SNPP #2: The "woe is me" vs "i sniff myself" personas
Social networking is a lot like looking at the world with 3D glasses. On the one side you have the rose-tinted glass with certain people. Their life is super cheerful and happy and lucky. They have whatever they want, do whatever they want, and they are always cheerful. Their pictures show them with a shit-eating grin and it's enough to make you vomit after the first couple months. Then there is the opposite. The "woe is me" crowd is enough to make you almost de-friend them. It's like they are a spokesman for country music. They lost their dog, their house, their lover, and now god is pissing on them. The only good thing to come out of all that, is when one group recognizes the other, and go at it bashing their respective personal beliefs of the world on each other's head.

SNPP #3: The Robot
This person never posts. They setup some app to post quotes. You get 5 invites a day from them to play some e-game from them, but it's all an automated script generated response driven by the need to mass spread the social networking e-life excuse.

SNPP #4: The Vicarious Shadow
This person never posts anything about them. It's all their kids, their spouse, their co-workers, their neighbors, etc.
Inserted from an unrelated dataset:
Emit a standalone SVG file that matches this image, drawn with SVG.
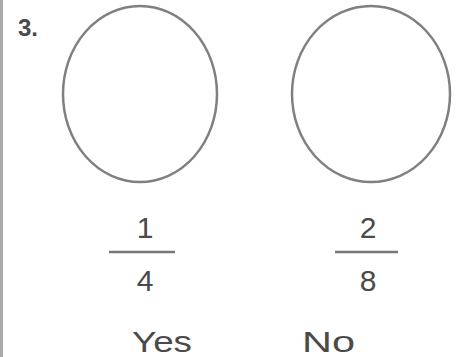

Their avatar is surely a picture of them with other people. All they can talk about is other people. They never really share themselves with you. You may as well not have friended this person at all, but rather just friended the people they are talking about, because you really don't get a glimmer of their life.

I am sick and tired of baiting and eternally happy/sappy people. Robo-friend and Vicarious Shadows are easily fixed with the "ignore" feature. You don't realize how pissed off you are with baiting, until you find yourself trying to e-strangle the imaginary necks of people who post. If you don't feel comfortable sharing the details to important events in your life, then don't share at all.